The existence of any contingent being has an explanation.
Such an explanation must be provided by either a necessary being or by an infinite regress of contingent beings.
An explanation by means of an infinite regress of contingent beings is itself in need of an explanation by a necessary being.
Therefore, there is a necessary being that explains the existence of contingent beings.
This argument is logically valid; that is, if the premises are true, then the conclusion is true…. [“Can We Prove That God Exists? Richard Dawkins and the Limits of Faith and Atheism,” Salon, November 29, 2015]
That looks like my argument.
What about atheism?
Greg Perkins, writing at now-defunct Noodlefood (“Why the New Atheists Can’t Even Beat D’Souza: The Gap in Religious Thought“), criticizes Dinesh D’souza’s article, “Taking Aim at God, and Missing,” wherein D’Souza essays a defense of the “God hypothesis”. There is much to criticize about D’Souza’s argument, but Perkins — an Objectivist and therefore, I assume, an atheist — should have looked in a mirror before writing this:
… Dinesh D’S-ouza continues his counters to “New Atheists” such as Christopher Hitchens. This time we find him saying that “Thanks to the astounding discoveries of modern science, I think the God hypothesis has a lot more going for it today than it did in the eighteenth century.” …
[H]istory is littered with examples of something “supernatural” being arbitrarily asserted as the explanation, only to be retracted later as our knowledge expanded….
In other words, science will explain all and nothing will be left to God. That is the import of Perkins’s post, at any rate. He does precisely what he accuses D’Souza of doing; that is, “not knowing the answer to a puzzle” (the basis of existence) entitles Perkins “to go and make one up”. The gaps in scientific knowledge do not prove the existence of God, but they surely are not proof against God. To assert that there is no God because X, Y, and Z are known about the universe says nothing about the creation of the universe or the source of the “laws” that seem to govern much of its behavior.
If theists of D’Souza’s stripe are guilty of assuming the answer they seek, atheists of Perkins’s stripe are equally guilty of the same thing. Both want to generalize from evidence whose limitations cannot be guessed at. “Unknown unknowns” dominate the mystery of existence.
There is no reasonable basis — and certainly no empirical one — on which to prefer atheism to deism or theism. Strident atheists merely practice a “religion” of their own. They have neither logic nor science nor evidence on their side — and eons of belief against them.
What about various mythologies (e.g., Norse and Greek) and creation legends, which nowadays seem outlandish even to persons who believe in a creator? Professional atheists (e.g., Richard Dawkins, Daniel Dennett, Christopher Hitchens, and Lawrence Krauss) point to the crudeness of those mythologies and legends as a reason to reject the idea of a creator who set the universe and its laws in motion. (See, for example, “Russell’s Teapot,” discussed here.)
Logic is not on the side of the professional atheists. The crudeness of a myth or legend, when viewed through the lens of contemporary knowledge, cannot be taken as evidence against creation. The crudeness of a myth or legend merely reflects the crudeness of the state of knowledge when the myth or legend arose.
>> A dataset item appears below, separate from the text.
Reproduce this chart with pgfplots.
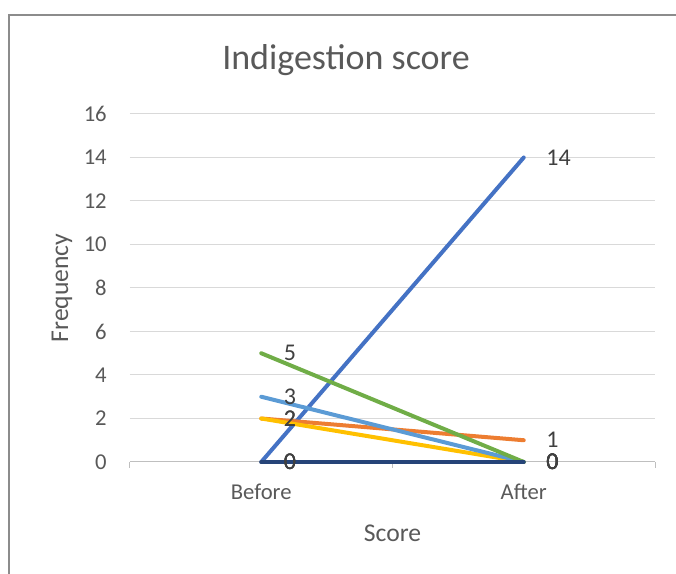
\documentclass[border=0pt]{standalone}
\usepackage{pgfplots}
\pgfplotsset{compat=1.18}
\usepackage{fontspec}
\setmainfont{Carlito}
\definecolor{txt}{HTML}{595959}
\definecolor{lbl}{HTML}{404040}
\definecolor{gridc}{HTML}{D9D9D9}
\definecolor{axc}{HTML}{BFBFBF}
\definecolor{frm}{HTML}{8C8C8C}
\definecolor{s1}{HTML}{4472C4}
\definecolor{s2}{HTML}{ED7D31}
\definecolor{s3}{HTML}{A5A5A5}
\definecolor{s4}{HTML}{FFC000}
\definecolor{s5}{HTML}{5B9BD5}
\definecolor{s6}{HTML}{70AD47}
\definecolor{s7}{HTML}{264478}
\begin{document}
\begin{tikzpicture}
\useasboundingbox (-97.5pt,-84pt) rectangle (409.5pt,346.5pt);
\draw[frm, line width=1.1pt] (-90.9pt,-90pt) -- (-90.9pt,335.25pt) -- (420pt,335.25pt);
\begin{axis}[
  at={(0,0)}, anchor=south west,
  scale only axis, width=393.75pt, height=261pt,
  xmin=-0.5, xmax=1.5, ymin=0, ymax=16,
  clip=false,
  /pgf/number format/assume math mode=true,
  axis x line*=bottom, axis y line*=left,
  x axis line style={axc, line width=0.75pt, -},
  y axis line style={draw=none},
  ytick={0,2,...,16},
  xtick={0,1}, xticklabels={Before,After},
  major tick length=0pt,
  extra x ticks={-0.5,0.5,1.5}, extra x tick labels={},
  extra x tick style={major tick length=4.5pt, tick align=outside, xmajorgrids=false, tick style={axc, line width=0.75pt}},
  ymajorgrids, grid style={gridc, line width=0.75pt},
  tick label style={font=\fontsize{17}{20}\selectfont, text=txt},
  yticklabel style={anchor=east, inner sep=0pt, xshift=-17.25pt},
  xticklabel style={anchor=north, inner sep=0pt, yshift=-16pt},
  nodes near coords,
  every node near coord/.append style={anchor=west, inner sep=0pt, xshift=15.5pt, font=\fontsize{18}{21}\selectfont, text=lbl},
  every axis plot/.append style={line width=3pt, line cap=round, mark=none},
]
\addplot[s1] coordinates {(0,0) (1,14)};
\addplot[s2] coordinates {(0,2) (1,1)};
\addplot[s3] coordinates {(0,0) (1,0)};
\addplot[s4] coordinates {(0,2) (1,0)};
\addplot[s5] coordinates {(0,3) (1,0)};
\addplot[s6] coordinates {(0,5) (1,0)};
\addplot[s7] coordinates {(0,0) (1,0)};
\end{axis}
\node[txt, font=\fontsize{27}{32}\selectfont] at (162pt,301.5pt) {Indigestion score};
\node[txt, font=\fontsize{19.2}{23}\selectfont, rotate=90] at (-51pt,130.5pt) {Frequency};
\node[txt, font=\fontsize{19.2}{23}\selectfont] at (196.9pt,-53.25pt) {Score};
\end{tikzpicture}
\end{document}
Crudeness aside, the essence of a creation mythology is an intuitive grasp of the argument for the logical necessity of a creator; that is:
In the material universe, cause precedes effect.
Accordingly, the material universe cannot be self-made. It must have a “starting point,” but the “starting point” cannot be in or of the material universe.
The existence of the universe therefore implies a separate, uncaused cause.